2012.03.10.渋谷BOXX 花の名前「桜」
篠原美也子のライブ(バンド)である。
よくぞいったものである。 今朝の零時をまわるまで、いけないかもしれないと思っていた。
一旦消灯した東京タワーが再び点灯しているのを見ながら駅へ向かい、そして京浜東北線の最終電車を待っているときになって、ようやく、ライブにゆける、と光明が見えたのである。
「ミスターは八時半前に来ない」
虎子さんが、やたらと大声で触れ回っている。
もとより皆に対して、わたしは五分十分の遅刻が普通という印象があり、出向から皆がいる本社に戻ってきた昨年十月から年末にかけては、一度も遅刻せずにやってのけていたのである。
しかしさすがに毎日四時間前後しか寝られない日々が続けば、そうはゆかなくなってくる。
なんてバカな生活をしているんだ。 そんな様子がまだまだ変わらずいつまでも続いているならば、僕はもう、何もあなたを助けようなんてしないからね? というか、出来ないから。
前回も実は、
定められた処方出来る量を超えるから、出すことが出来ません。
と、危うくなるところだったのである。
一ヶ月という縛りを閑語師が、処方日からの換算ではなくカレンダーの月と勘違いしただけで、結局は、無事にまとめて出してもらえて済んだのであった。
結構瀬戸際に寄ってきている。
まだ、時間ギリギリに起きて、ぼうっとしたまま出勤して、五分十分の遅刻で済ませているのだから、なかなか頑張っていると思うのである。
しかし、わたしがそうだと誰にも知らせていないのだから、知らない人は仕方がない。
虎子さんは、それを親切心から声に出して注意をしてくれているだけなのである。
「ミスターは、(こころが)強いなあ」 「強くなんかぁ、ないっす。

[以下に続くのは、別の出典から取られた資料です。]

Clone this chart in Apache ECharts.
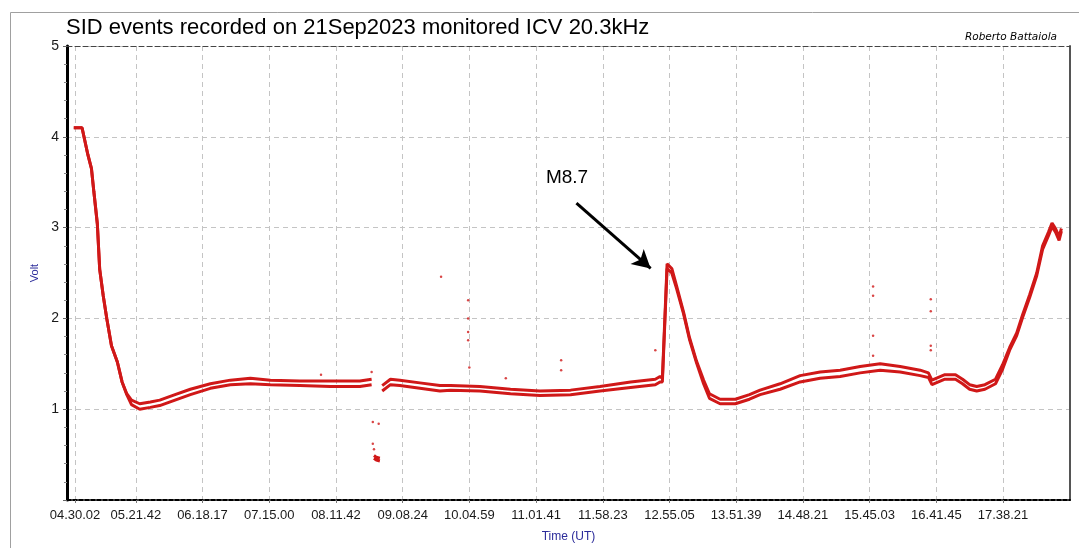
<!DOCTYPE html>
<html>
<head>
<meta charset="utf-8">
<script src="https://cdn.jsdelivr.net/npm/echarts@6/dist/echarts.min.js"></script>
<style>
  html, body { margin: 0; padding: 0; background: #fff; }
  #chart { width: 1079px; height: 548px; }
</style>
</head>
<body>
<div id="chart"></div>
<script>
// x axis tick labels (UT)
const tickLabels = ['04.30.02', '05.21.42', '06.18.17', '07.15.00', '08.11.42', '09.08.24', '10.04.59',
    '11.01.41', '11.58.23', '12.55.05', '13.51.39', '14.48.21', '15.45.03', '16.41.45', '17.38.21'];

// signal: lower and upper edge of the dotted band (null = gap)
const times = ['04:29', '04:36', '04:41', '04:44', '04:46', '04:49', '04:51', '04:54', '04:57', '05:01',
    '05:06', '05:10', '05:14', '05:18', '05:25', '05:34', '05:42', '05:55', '06:08', '06:25',
    '06:42', '06:59', '07:16', '07:41', '08:07', '08:32', '08:42', '08:43', '08:44', '08:46',
    '08:49', '08:50', '08:51', '08:58', '09:06', '09:23', '09:40', '09:49', '10:14', '10:40',
    '11:05', '11:31', '11:56', '12:22', '12:43', '12:47', '12:49', '12:53', '12:57', '13:01',
    '13:07', '13:12', '13:18', '13:24', '13:29', '13:38', '13:51', '14:03', '14:12', '14:29',
    '14:46', '15:03', '15:20', '15:37', '15:54', '16:11', '16:28', '16:35', '16:38', '16:49',
    '16:58', '17:04', '17:10', '17:16', '17:23', '17:32', '17:38', '17:44', '17:50', '17:55',
    '18:01', '18:07', '18:12', '18:17', '18:20', '18:23', '18:26', '18:28'];
const voltLow = [4.10, 4.10, 3.80, 3.65, 3.40, 3.04, 2.54, 2.25, 2.00, 1.70,
    1.52, 1.30, 1.16, 1.05, 1.00, 1.02, 1.04, 1.10, 1.16, 1.23,
    1.27, 1.28, 1.27, 1.26, 1.25, 1.25, 1.27, null, 0.46, 0.44,
    0.43, null, 1.20, 1.27, 1.26, 1.23, 1.20, 1.21, 1.20, 1.17,
    1.15, 1.16, 1.20, 1.24, 1.27, 1.30, 1.30, 2.55, 2.50, 2.33,
    2.05, 1.77, 1.51, 1.28, 1.12, 1.06, 1.06, 1.11, 1.16, 1.22,
    1.30, 1.34, 1.36, 1.40, 1.43, 1.41, 1.37, 1.35, 1.27, 1.33,
    1.33, 1.28, 1.22, 1.20, 1.22, 1.28, 1.44, 1.65, 1.81, 2.01,
    2.23, 2.47, 2.76, 2.91, 3.01, 2.95, 2.86, 2.96];
const voltHigh = [4.10, 4.10, 3.80, 3.65, 3.40, 3.04, 2.54, 2.25, 2.00, 1.70,
    1.52, 1.30, 1.17, 1.10, 1.06, 1.08, 1.10, 1.16, 1.22, 1.28,
    1.32, 1.34, 1.32, 1.31, 1.31, 1.31, 1.33, null, 0.49, 0.47,
    0.46, null, 1.26, 1.33, 1.32, 1.29, 1.26, 1.26, 1.25, 1.22,
    1.20, 1.21, 1.25, 1.30, 1.33, 1.36, 1.34, 2.60, 2.55, 2.36,
    2.07, 1.79, 1.53, 1.32, 1.17, 1.11, 1.11, 1.16, 1.21, 1.28,
    1.37, 1.41, 1.43, 1.47, 1.50, 1.47, 1.43, 1.40, 1.32, 1.38,
    1.38, 1.33, 1.27, 1.25, 1.27, 1.33, 1.49, 1.68, 1.84, 2.04,
    2.26, 2.50, 2.80, 2.95, 3.05, 2.99, 2.90, 2.99];

// isolated stray samples
const spikeTimes = ['07:59', '08:42', '08:43', '08:43', '08:44', '08:48', '09:41', '10:04', '10:04', '10:04',
    '10:04', '10:05', '10:36', '11:23', '11:23', '12:43', '15:48', '15:48', '15:48', '15:48',
    '16:37', '16:37', '16:37', '16:37'];
const spikeVolts = [1.38, 1.41, 0.86, 0.62, 0.56, 0.84, 2.46, 2.20, 2.00, 1.85,
    1.76, 1.46, 1.34, 1.54, 1.43, 1.65, 2.35, 2.25, 1.81, 1.59,
    2.21, 2.08, 1.70, 1.65];

// flare annotation
const flareLabel = 'M8.7';

function toHours(s) {
    const p = s.split(/[:.]/).map(Number);
    return p[0] + p[1] / 60 + (p[2] || 0) / 3600;
}

const tickValues = tickLabels.map(toHours);
const lowData = times.map((t, i) => [toHours(t), voltLow[i] === null ? NaN : voltLow[i]]);
const highData = times.map((t, i) => [toHours(t), voltHigh[i] === null ? NaN : voltHigh[i]]);
const spikeData = spikeTimes.map((t, i) => [toHours(t), spikeVolts[i]]);

const red = '#d01818';
const xMin = 4.387, xMax = 18.588;

const chart = echarts.init(document.getElementById('chart'));
chart.setOption({
    animation: false,
    backgroundColor: '#fff',
    title: [
        {
            text: 'SID events recorded on 21Sep2023 monitored ICV 20.3kHz',
            left: 61, top: 12,
            textStyle: { fontFamily: 'Liberation Sans, Arial', fontSize: 22, fontWeight: 'normal', color: '#000' }
        },
        {
            text: 'Roberto Battaiola',
            right: 17, top: 27,
            textStyle: { fontFamily: 'DejaVu Sans', fontSize: 10.5, fontStyle: 'italic', fontWeight: 'normal', color: '#000' }
        }
    ],
    graphic: [{
        type: 'rect', left: 8, top: 10, silent: true,
        shape: { width: 1200, height: 700 },
        style: { fill: 'none', stroke: '#a0a0a0', lineWidth: 1 }
    }],
    grid: { left: 67, right: 9, top: 46, bottom: 41 },
    xAxis: [
        {
            type: 'value', min: xMin, max: xMax,
            name: 'Time (UT)', nameLocation: 'middle', nameGap: 31,
            nameTextStyle: { color: '#2b2b9a', fontFamily: 'Liberation Sans, Arial', fontSize: 12 },
            axisLine: { onZero: false, lineStyle: { color: '#000', width: 2, type: [4, 2] } },
            axisTick: { show: true, customValues: tickValues, length: 3, lineStyle: { color: '#777' } },
            axisLabel: {
                customValues: tickValues, margin: 9,
                color: '#1a1a1a', fontFamily: 'Liberation Sans, Arial', fontSize: 13,
                formatter: v => tickLabels[tickValues.findIndex(t => Math.abs(t - v) < 1e-6)]
            },
            splitLine: { show: true, lineStyle: { color: '#c4c4c4', type: [5, 4] } }
        },
        {
            type: 'value', min: xMin, max: xMax, position: 'top',
            axisLine: { show: true, onZero: false, lineStyle: { color: '#444', width: 1, type: [5, 3] } },
            axisTick: { show: false }, axisLabel: { show: false }, splitLine: { show: false }
        }
    ],
    yAxis: [
        {
            type: 'value', min: 0, max: 5, interval: 1,
            name: 'Volt', nameLocation: 'middle', nameGap: 24,
            nameTextStyle: { color: '#2b2b9a', fontFamily: 'Liberation Sans, Arial', fontSize: 11 },
            axisLine: { show: true, lineStyle: { color: '#000', width: 3 } },
            axisTick: { show: true, length: 4, lineStyle: { color: '#666' } },
            minorTick: { show: true, splitNumber: 5, length: 3, lineStyle: { color: '#888' } },
            axisLabel: {
                margin: 8, color: '#1a1a1a', fontFamily: 'Liberation Sans, Arial', fontSize: 14,
                formatter: v => (v === 0 ? '' : String(v))
            },
            splitLine: { show: true, lineStyle: { color: '#c4c4c4', type: [5, 4] } }
        },
        {
            type: 'value', min: 0, max: 5, position: 'right',
            axisLine: { show: true, lineStyle: { color: '#555', width: 2 } },
            axisTick: { show: false }, axisLabel: { show: false }, splitLine: { show: false }
        }
    ],
    series: [
        {
            name: 'band low', type: 'line', data: lowData, showSymbol: false,
            lineStyle: { color: red, width: 3 }, connectNulls: false,
            markLine: {
                silent: true, symbol: ['none', 'arrow'], symbolSize: [15, 18],
                lineStyle: { color: '#000', width: 3, type: 'solid' },
                label: { show: false },
                data: [[{ coord: [toHours('11:36'), 3.27] }, { coord: [toHours('12:39'), 2.55] }]]
            },
            markPoint: {
                silent: true, symbol: 'circle', symbolSize: 0,
                label: {
                    show: true, formatter: flareLabel, color: '#000',
                    fontFamily: 'Liberation Sans, Arial', fontSize: 19
                },
                data: [{ coord: [toHours('11:28'), 3.55] }]
            }
        },
        {
            name: 'band high', type: 'line', data: highData, showSymbol: false,
            lineStyle: { color: red, width: 3 }, connectNulls: false
        },
        {
            name: 'strays', type: 'scatter', data: spikeData,
            symbolSize: 2.5, itemStyle: { color: red }
        }
    ]
});
</script>
</body>
</html>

グラス・ハートです」 「いやいや。こんだけ言っても八時半前にこないでケロッとしてんだから、強いって」
強くなど、ない。
弱いからこそ、弱いなりにそれを守るべく、強くなろうとすることをやめただけである。
とはいえ、虎子さんに余計なところまで触れ回らないでもらうよう、努力だけは心掛けるようにしよう。
そう。 強くは、ない。
だから篠原美也子の歌を聴きに、またこうしてやってくる。
「M78」で、なぜかわからないがゆるんでしまいそうになってしまった。
「afterglow」や「bouquet toss」でも、また。
感動などを篠原美也子の歌からもらえるような、そんなことを期待する年でもない。
ただ表現し続けているその姿を、みたいだけになりつつあるのかもしれない。
朝九時に起き、土曜の午前のうちに洗濯を済ませたかったのにそれもできず。 どうしようもない睡魔に抗っていたつもりが、気が付いたら夕方の四時を過ぎていた。
ライブの開演は五時半。
もう、部屋を出る気力など無いに等しかった。 こころから、にじみ出た。
行かなくったっていいじゃないか。 約束してるわけでもないし。
行って、何がある?
休んでろよ。
洗濯だってあるし。
冷蔵庫の野菜が腐る前に、鍋にでもして処分する方が、よっぽどためになるだろう。
原宿を背にして、体育館、NHKの前を歩いていても、足先は迷い続けていた。
渋谷BOXXの前に着き、開演時間ちょうど。
いつも五分十分遅れてはじまるから、間に合ったに違いない。
チケットを切り、ドリンクを受け取り、まだ照明で明るい会場の中へ。
入口に一番近い、後ろで、上着も鞄もそのままで、暗転してゆく。
何をしに、わたしはここにきたのだろう?
「春色」から「afterglow」へ。
そうだ。 わたしは篠原美也子の歌を聴きにきたのだ。 ステージに立つ篠原美也子の歌を。
弱いなりに明日を迎えるために。 今日もおぼつかぬ身に、昨日や来週までひとりで全部背負いこむのはムツカシイのである。
逆光を背に、当たり前を繰り返しにゆこう。